Set task. Repeat exactly the lines of the entries below from the one with "Clone this chart in matplotlib." through the one with "plt.rcParams['font.family'] = ['Liberation", both ends included, and nothing else.

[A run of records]
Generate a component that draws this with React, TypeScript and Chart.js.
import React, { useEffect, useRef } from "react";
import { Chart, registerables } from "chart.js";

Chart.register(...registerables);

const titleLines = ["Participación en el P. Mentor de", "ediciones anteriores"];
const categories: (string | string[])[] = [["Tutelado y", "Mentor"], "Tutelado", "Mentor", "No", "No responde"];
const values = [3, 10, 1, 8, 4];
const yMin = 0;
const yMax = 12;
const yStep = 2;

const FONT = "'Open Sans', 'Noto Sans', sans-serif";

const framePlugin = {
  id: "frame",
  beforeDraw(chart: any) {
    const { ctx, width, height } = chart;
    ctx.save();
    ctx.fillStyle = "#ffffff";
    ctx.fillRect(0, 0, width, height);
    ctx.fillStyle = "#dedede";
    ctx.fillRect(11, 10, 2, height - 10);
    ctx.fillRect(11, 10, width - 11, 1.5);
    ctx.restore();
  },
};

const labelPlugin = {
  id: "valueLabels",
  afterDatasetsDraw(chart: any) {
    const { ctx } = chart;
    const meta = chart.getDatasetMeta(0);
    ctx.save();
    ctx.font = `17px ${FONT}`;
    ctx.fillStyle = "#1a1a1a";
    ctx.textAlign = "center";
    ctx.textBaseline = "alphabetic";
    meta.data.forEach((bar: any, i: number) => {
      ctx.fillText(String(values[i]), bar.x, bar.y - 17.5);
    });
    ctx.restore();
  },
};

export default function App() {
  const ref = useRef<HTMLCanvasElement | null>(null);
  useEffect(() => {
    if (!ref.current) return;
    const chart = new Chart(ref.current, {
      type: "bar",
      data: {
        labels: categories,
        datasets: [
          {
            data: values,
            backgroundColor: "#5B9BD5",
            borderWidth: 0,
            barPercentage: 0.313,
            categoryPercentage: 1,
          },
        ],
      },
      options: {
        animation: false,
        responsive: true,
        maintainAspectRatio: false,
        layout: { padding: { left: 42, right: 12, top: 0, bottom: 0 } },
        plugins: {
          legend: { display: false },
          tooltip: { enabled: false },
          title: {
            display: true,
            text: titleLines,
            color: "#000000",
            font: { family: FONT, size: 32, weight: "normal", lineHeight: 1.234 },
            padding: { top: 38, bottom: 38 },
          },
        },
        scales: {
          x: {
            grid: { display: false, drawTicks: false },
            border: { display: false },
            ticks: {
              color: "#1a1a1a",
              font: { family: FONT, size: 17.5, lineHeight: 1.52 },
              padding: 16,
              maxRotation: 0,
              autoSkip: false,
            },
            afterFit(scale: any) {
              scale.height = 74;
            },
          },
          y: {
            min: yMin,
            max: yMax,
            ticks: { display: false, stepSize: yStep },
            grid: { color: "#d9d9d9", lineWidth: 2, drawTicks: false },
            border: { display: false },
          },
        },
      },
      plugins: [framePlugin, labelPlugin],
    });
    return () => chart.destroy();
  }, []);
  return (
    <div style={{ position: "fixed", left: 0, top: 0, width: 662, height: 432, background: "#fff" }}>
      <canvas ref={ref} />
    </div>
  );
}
==
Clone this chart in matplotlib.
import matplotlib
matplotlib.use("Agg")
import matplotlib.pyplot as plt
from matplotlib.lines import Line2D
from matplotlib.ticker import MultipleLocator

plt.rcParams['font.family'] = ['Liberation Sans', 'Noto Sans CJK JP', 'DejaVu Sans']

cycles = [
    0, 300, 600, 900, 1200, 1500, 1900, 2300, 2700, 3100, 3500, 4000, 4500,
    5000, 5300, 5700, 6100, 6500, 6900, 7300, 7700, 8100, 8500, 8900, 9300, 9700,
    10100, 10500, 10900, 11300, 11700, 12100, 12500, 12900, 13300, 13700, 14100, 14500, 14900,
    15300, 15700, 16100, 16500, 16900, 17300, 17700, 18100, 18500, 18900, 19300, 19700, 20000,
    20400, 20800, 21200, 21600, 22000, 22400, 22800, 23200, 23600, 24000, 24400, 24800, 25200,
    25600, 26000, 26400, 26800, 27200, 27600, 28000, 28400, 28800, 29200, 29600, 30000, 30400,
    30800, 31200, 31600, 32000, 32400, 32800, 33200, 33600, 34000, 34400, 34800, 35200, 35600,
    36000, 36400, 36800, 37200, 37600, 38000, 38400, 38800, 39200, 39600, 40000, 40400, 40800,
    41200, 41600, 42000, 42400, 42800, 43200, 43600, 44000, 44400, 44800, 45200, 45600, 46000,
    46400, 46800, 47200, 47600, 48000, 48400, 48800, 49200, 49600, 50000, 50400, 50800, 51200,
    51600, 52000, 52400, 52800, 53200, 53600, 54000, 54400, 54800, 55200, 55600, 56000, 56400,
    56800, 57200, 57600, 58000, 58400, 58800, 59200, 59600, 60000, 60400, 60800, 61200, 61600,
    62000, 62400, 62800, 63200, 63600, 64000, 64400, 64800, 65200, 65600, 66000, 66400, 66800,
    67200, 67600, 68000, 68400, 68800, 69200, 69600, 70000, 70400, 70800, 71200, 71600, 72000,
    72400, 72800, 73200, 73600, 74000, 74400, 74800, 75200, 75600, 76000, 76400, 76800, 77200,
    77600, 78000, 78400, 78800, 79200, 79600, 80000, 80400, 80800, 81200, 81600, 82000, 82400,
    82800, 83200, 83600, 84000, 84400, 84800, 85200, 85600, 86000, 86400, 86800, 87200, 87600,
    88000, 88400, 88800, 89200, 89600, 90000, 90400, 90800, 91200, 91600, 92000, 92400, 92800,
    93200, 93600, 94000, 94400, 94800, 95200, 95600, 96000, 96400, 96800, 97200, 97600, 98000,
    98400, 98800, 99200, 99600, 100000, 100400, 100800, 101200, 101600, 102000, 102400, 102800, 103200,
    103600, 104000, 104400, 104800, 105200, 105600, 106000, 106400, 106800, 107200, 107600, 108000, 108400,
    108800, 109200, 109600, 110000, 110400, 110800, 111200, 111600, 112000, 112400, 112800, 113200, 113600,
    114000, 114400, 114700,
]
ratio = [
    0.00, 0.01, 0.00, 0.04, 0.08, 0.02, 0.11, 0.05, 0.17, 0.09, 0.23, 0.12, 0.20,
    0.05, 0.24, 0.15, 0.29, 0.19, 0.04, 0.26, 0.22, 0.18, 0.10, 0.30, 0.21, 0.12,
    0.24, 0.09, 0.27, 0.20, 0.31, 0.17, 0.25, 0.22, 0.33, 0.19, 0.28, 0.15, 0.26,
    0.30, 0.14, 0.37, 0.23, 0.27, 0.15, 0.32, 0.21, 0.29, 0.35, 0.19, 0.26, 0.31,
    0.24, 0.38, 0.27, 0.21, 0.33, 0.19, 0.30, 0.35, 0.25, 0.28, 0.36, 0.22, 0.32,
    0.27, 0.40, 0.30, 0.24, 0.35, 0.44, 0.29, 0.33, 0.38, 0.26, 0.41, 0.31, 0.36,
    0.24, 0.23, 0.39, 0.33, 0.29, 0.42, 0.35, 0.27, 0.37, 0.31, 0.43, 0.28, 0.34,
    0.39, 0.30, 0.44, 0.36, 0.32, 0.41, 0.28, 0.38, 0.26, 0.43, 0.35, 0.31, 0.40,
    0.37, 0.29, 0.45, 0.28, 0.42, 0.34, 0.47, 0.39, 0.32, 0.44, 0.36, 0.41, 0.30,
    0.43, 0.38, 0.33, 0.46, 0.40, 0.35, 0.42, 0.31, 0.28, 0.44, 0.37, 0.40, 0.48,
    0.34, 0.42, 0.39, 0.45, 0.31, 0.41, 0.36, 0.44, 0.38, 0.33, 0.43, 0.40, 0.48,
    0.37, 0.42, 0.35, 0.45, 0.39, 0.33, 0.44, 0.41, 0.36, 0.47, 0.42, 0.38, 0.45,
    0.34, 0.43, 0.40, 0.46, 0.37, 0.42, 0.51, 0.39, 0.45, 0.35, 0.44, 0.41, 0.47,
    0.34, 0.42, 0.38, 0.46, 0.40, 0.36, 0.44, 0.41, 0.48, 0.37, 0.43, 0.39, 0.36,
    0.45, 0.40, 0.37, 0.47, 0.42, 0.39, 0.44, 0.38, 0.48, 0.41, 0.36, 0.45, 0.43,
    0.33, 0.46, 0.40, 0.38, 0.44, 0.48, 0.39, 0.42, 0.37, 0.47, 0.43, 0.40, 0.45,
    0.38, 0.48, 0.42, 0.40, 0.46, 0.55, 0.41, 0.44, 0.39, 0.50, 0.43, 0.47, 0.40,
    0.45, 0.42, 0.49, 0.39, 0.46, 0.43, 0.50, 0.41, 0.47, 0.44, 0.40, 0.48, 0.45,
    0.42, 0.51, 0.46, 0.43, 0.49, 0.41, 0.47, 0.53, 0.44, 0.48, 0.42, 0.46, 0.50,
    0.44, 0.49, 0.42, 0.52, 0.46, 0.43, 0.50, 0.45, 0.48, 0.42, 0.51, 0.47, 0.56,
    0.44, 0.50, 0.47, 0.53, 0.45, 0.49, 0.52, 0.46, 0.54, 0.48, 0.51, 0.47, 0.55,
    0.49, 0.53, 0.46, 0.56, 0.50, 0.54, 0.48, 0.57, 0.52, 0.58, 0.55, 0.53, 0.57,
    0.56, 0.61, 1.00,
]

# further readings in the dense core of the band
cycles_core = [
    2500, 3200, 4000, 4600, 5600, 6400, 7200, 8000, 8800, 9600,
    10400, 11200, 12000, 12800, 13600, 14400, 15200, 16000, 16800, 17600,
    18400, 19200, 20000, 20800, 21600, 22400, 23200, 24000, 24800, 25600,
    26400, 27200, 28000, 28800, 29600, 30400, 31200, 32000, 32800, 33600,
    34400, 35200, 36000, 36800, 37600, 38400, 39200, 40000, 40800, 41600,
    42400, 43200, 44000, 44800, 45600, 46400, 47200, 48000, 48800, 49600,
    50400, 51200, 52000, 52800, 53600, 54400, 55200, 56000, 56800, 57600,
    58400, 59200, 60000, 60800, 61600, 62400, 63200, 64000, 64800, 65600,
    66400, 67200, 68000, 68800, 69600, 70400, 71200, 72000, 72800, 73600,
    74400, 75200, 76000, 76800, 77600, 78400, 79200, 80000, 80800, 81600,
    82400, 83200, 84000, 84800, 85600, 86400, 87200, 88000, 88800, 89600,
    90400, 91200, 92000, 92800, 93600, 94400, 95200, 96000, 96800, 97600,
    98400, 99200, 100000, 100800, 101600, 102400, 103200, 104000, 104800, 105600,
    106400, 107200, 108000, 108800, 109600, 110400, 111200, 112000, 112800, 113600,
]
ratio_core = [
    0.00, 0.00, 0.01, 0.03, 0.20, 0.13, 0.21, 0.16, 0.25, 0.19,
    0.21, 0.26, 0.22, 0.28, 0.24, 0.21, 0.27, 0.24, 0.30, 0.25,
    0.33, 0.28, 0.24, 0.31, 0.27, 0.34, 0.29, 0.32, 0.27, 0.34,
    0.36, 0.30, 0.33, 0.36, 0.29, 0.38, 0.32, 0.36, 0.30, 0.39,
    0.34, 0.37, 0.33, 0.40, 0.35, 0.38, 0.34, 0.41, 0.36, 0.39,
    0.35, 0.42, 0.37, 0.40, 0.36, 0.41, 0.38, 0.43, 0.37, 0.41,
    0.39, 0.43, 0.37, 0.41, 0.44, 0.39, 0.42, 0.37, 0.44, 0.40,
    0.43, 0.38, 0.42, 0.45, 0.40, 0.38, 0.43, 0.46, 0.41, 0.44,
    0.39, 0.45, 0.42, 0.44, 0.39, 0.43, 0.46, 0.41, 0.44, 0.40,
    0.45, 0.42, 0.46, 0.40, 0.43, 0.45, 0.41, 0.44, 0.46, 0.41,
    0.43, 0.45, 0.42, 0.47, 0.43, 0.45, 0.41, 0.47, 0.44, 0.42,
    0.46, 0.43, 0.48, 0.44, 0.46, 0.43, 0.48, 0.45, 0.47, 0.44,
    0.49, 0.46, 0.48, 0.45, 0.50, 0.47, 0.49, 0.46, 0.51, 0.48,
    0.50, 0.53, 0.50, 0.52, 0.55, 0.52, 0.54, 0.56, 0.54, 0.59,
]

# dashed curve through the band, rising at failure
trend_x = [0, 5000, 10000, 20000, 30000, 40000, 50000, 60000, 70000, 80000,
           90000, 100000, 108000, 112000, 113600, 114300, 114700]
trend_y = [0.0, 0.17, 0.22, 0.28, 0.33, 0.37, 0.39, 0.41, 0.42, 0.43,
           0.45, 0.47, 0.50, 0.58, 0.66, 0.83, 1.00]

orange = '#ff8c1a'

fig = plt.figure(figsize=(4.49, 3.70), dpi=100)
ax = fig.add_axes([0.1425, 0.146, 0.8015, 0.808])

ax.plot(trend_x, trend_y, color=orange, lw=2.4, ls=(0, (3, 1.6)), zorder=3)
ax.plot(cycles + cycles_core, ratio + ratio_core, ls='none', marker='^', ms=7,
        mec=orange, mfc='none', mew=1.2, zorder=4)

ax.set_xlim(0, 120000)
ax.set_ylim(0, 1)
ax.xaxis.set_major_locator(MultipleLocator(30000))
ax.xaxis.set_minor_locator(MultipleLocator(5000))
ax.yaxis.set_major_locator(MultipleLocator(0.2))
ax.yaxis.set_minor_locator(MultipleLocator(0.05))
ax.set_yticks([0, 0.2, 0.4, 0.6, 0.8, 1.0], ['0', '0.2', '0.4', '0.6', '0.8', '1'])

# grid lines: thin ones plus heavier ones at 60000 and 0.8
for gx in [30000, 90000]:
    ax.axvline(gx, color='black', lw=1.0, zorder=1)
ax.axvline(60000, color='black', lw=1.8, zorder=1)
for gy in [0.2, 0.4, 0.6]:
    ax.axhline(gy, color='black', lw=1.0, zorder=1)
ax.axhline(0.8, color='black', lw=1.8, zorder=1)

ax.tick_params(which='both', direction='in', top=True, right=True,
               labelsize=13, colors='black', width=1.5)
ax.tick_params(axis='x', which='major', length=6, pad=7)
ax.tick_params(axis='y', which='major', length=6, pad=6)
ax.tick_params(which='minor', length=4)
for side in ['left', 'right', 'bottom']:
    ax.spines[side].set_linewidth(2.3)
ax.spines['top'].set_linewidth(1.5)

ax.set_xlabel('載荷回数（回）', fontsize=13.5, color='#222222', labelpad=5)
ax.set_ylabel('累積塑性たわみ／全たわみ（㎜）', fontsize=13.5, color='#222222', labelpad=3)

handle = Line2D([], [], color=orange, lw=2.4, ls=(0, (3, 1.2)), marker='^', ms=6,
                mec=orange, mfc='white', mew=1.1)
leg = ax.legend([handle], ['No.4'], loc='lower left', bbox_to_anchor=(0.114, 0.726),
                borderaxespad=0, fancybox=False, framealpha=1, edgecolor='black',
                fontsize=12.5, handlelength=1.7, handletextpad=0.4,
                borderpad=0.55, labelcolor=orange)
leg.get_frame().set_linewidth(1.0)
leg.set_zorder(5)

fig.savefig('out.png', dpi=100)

Task answer.
Clone this chart in matplotlib.
import matplotlib
matplotlib.use("Agg")
import matplotlib.pyplot as plt
from matplotlib.lines import Line2D
from matplotlib.ticker import MultipleLocator

plt.rcParams['font.family'] = ['Liberation Sans', 'Noto Sans CJK JP', 'DejaVu Sans']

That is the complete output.